PA received under 10% of annual aid usually provided

Middle East Monitor  /  November 10, 2021

The Palestinian Authority (PA) is experiencing “the most difficult in years” as a result of its funding, Prime Minister Mohammad Shtayyeh said during a special session yesterday.

Shtayyeh told his cabinet that the financial situation “is the most difficult in years given that the amount of aid received so far did not exceed ten per cent of what usually reaches the treasury.”

He said that the lack of money “is reflected in the government’s operating expenses.”

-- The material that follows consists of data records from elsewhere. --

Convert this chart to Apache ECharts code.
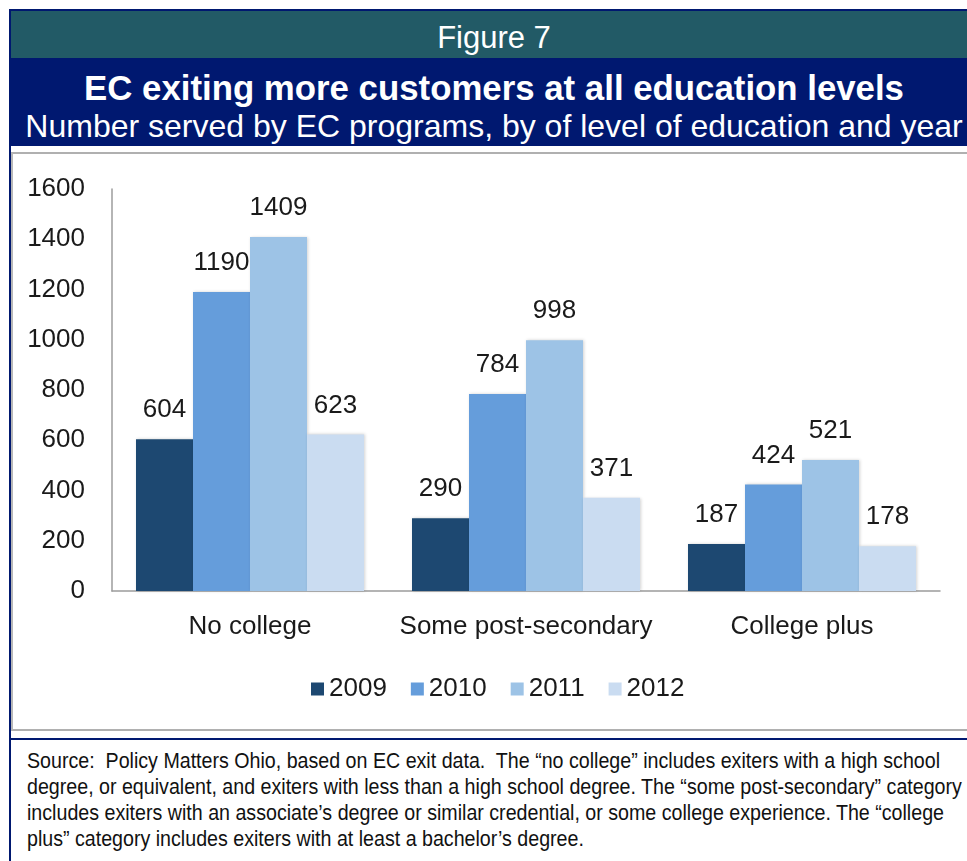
<!DOCTYPE html>
<html>
<head>
<meta charset="utf-8">
<script src="https://cdn.jsdelivr.net/npm/echarts@6/dist/echarts.min.js"></script>
<style>
  html, body { margin: 0; padding: 0; background: #ffffff; }
  body { width: 967px; height: 861px; position: relative; overflow: hidden; font-family: "Liberation Sans", Arial, sans-serif; }
  .abs { position: absolute; }
  #frameLeft { left: 9px; top: 9px; width: 2px; height: 860px; background: #001870; }
  #frameTop { left: 9px; top: 9px; width: 970px; height: 2px; background: #001870; }
  #teal { left: 11px; top: 11px; width: 970px; height: 47px; background: #225a66; }
  #navy { left: 11px; top: 58px; width: 970px; height: 88px; background: #001870; }
  .hdr { left: 0; width: 988px; text-align: center; color: #ffffff; white-space: nowrap; }
  #fig { font-size: 31px; line-height: 31px; top: 22px; }
  #title { font-size: 34.8px; line-height: 34.8px; top: 70.5px; font-weight: bold; }
  #subtitle { font-size: 32px; line-height: 32px; top: 110px; }
  #box { left: 11px; top: 152px; width: 970px; height: 575px; border-top: 2px solid #b0b0b0; border-left: 2px solid #b8b8b8; border-bottom: 2px solid #b0b0b0; }
  #navyLine { left: 9px; top: 738px; width: 970px; height: 2px; background: #001870; }
  #source { left: 27px; top: 748px; font-family: "Liberation Sans Narrow", "Liberation Sans", Arial, sans-serif; font-size: 22px; line-height: 26px; color: #111; white-space: nowrap; transform-origin: 0 0; }
  #source span { display: inline-block; }
  #chart { left: 0; top: 0; width: 967px; height: 861px; z-index: 5; }
</style>
</head>
<body>
<div id="frameLeft" class="abs"></div>
<div id="frameTop" class="abs"></div>
<div id="teal" class="abs"></div>
<div id="navy" class="abs"></div>
<div id="fig" class="abs hdr">Figure 7</div>
<div id="title" class="abs hdr">EC exiting more customers at all education levels</div>
<div id="subtitle" class="abs hdr">Number served by EC programs, by of level of education and year</div>
<div id="box" class="abs"></div>
<div id="navyLine" class="abs"></div>
<div id="source" class="abs"><span id="l1">Source:&nbsp; Policy Matters Ohio, based on EC exit data.&nbsp; The “no college” includes exiters with a high school</span><br><span>degree, or equivalent, and exiters with less than a high school degree. The “some post-secondary” category</span><br><span>includes exiters with an associate’s degree or similar credential, or some college experience. The “college</span><br><span>plus” category includes exiters with at least a bachelor’s degree.</span></div>
<div id="chart" class="abs"></div>
<script>
// ---- data ----
const categories = ['No college', 'Some post-secondary', 'College plus'];
const years = ['2009', '2010', '2011', '2012'];
const values2009 = [604, 290, 187];
const values2010 = [1190, 784, 424];
const values2011 = [1409, 998, 521];
const values2012 = [623, 371, 178];
const yTicks = [0, 200, 400, 600, 800, 1000, 1200, 1400, 1600];

const seriesValues = [values2009, values2010, values2011, values2012];
const colors = ['#1d4871', '#659ddb', '#9dc3e6', '#cadcf1'];

// fit source text width
(function () {
  const src = document.getElementById('source');
  const w = document.getElementById('l1').getBoundingClientRect().width;
  const target = 913;
  if (w > 0) src.style.transform = 'scaleX(' + (target / w) + ')';
})();

const FONT = '"Liberation Sans", Arial, sans-serif';
const chart = echarts.init(document.getElementById('chart'), null, { renderer: 'canvas' });
chart.setOption({
  backgroundColor: 'transparent',
  animation: false,
  color: colors,
  textStyle: { fontFamily: FONT },
  grid: { left: 112, top: 189, width: 828, height: 402, containLabel: false },
  legend: {
    data: years,
    left: 306,
    top: 671,
    itemWidth: 13,
    itemHeight: 13,
    itemGap: 24,
    icon: 'rect',
    textStyle: { fontSize: 26, color: '#1a1a1a', fontFamily: FONT, lineHeight: 26, padding: [0, 0, 0, 0] }
  },
  xAxis: {
    type: 'category',
    data: categories,
    axisLine: { show: true, lineStyle: { color: '#9c9c9c', width: 1.5 } },
    axisTick: { show: false },
    axisLabel: { interval: 0, fontSize: 26, color: '#1a1a1a', margin: 23, lineHeight: 26, fontFamily: FONT }
  },
  yAxis: {
    type: 'value',
    min: yTicks[0],
    max: yTicks[yTicks.length - 1],
    interval: 200,
    axisLine: { show: true, lineStyle: { color: '#9c9c9c', width: 1.5 } },
    axisTick: { show: false },
    splitLine: { show: false },
    axisLabel: { fontSize: 26, color: '#1a1a1a', margin: 27, fontFamily: FONT, formatter: (v) => String(v) }
  },
  series: years.map((y, i) => ({
    name: y,
    type: 'bar',
    data: seriesValues[i],
    barWidth: 57,
    barGap: '0%',
    itemStyle: { color: colors[i], shadowBlur: 3, shadowColor: 'rgba(0,0,0,0.18)', shadowOffsetX: 1, shadowOffsetY: 0 },
    label: { show: true, position: 'top', distance: 16, fontSize: 26, lineHeight: 26, color: '#1a1a1a', fontFamily: FONT }
  }))
});
</script>
</body>
</html>
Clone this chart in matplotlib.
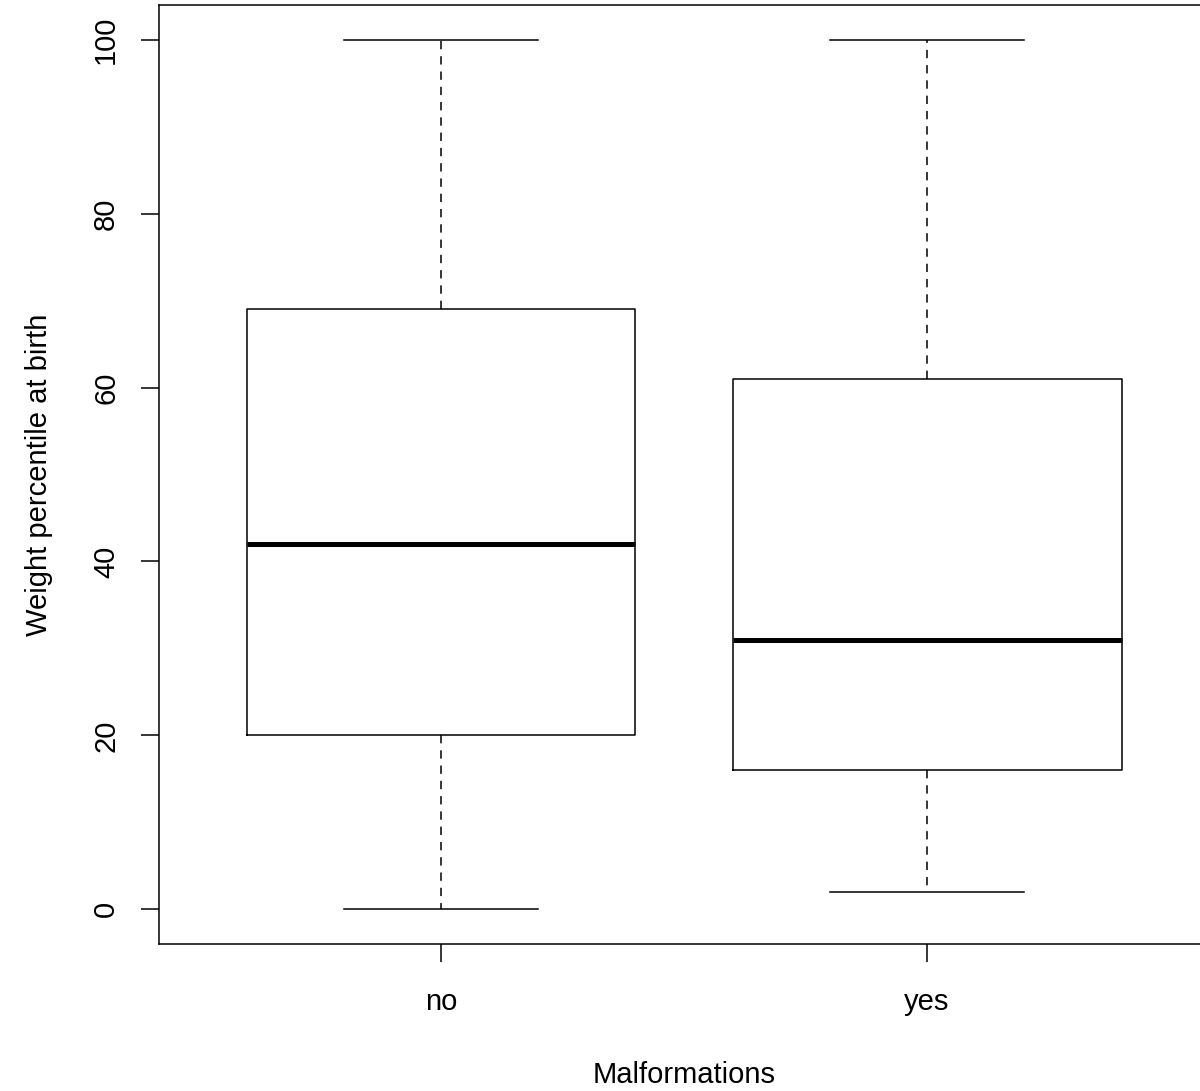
import matplotlib
matplotlib.use("Agg")
import matplotlib.pyplot as plt

plt.rcParams['font.family'] = ['Liberation Sans', 'DejaVu Sans']
plt.rcParams['lines.scale_dashes'] = False

categories = ["no", "yes"]
whisker_low = [0, 2]
q1 = [20, 16]
medians = [42, 31]
q3 = [69, 61]
whisker_high = [100, 100]
yticks = [0, 20, 40, 60, 80, 100]

stats = []
for i, c in enumerate(categories):
    stats.append(dict(label=c, whislo=whisker_low[i], q1=q1[i], med=medians[i],
                      q3=q3[i], whishi=whisker_high[i], fliers=[]))

W, H = 1200, 1091
fig = plt.figure(figsize=(W / 100, H / 100), dpi=100)
ax = fig.add_axes([159 / W, 1 - 944 / H, 1050 / W, 939 / H])

lw = 1.1
ax.bxp(stats, positions=[1, 2], widths=0.8, capwidths=0.4, showfliers=False,
       boxprops=dict(color='black', linewidth=lw),
       whiskerprops=dict(color='black', linewidth=lw, linestyle=(0, (6, 5))),
       capprops=dict(color='black', linewidth=lw),
       medianprops=dict(color='black', linewidth=3.6, solid_capstyle='butt'))

ax.set_xlim(0.42, 2.58)
ax.set_ylim(-4, 104)
ax.set_xticks([1, 2])
ax.set_xticklabels(categories)
ax.set_yticks(yticks)
ax.set_yticklabels([str(v) for v in yticks], rotation=90, va='center')

for s in ax.spines.values():
    s.set_linewidth(lw)
ax.tick_params(axis='both', length=13, width=lw, labelsize=21, color='black')
ax.tick_params(axis='x', pad=19)
ax.tick_params(axis='y', pad=15)

ax.set_xlabel("Malformations", fontsize=21)
ax.set_ylabel("Weight percentile at birth", fontsize=21)
ax.xaxis.set_label_coords(0.5, (944 - 1083) / 939)
ax.xaxis.label.set_va('baseline')
ax.yaxis.set_label_coords((47 - 159) / 1050, 0.5)
ax.yaxis.label.set_va('baseline')

fig.savefig("out.png", dpi=100)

According to Wafa news agency, the PA prime minister attributed the PA’s financial situation to the decline in international aid, along with the Israeli deductions from the tax revenues and the economic and financial repercussions caused by COVID-19.

Shtayyeh said that the PA did not receive any financial aid from Arab countries over the past two years.

“Despite the fact that the United States has resumed some of its assistance to the United Nations Relief and Works Agency for Palestine Refugees (UNRWA), the laws of the US Congress prevent the US administration from directly assisting the PA.”

The donor countries, he added, “are going to meet in Oslo next week and the PA will ask them to pressure Israel to stop its deductions from the Palestinian tax revenues, as well as to increase their aid to the Palestinian government in order to fulfill its obligations toward its people.”

“We hope that we will be able to overcome this crisis in the near future.”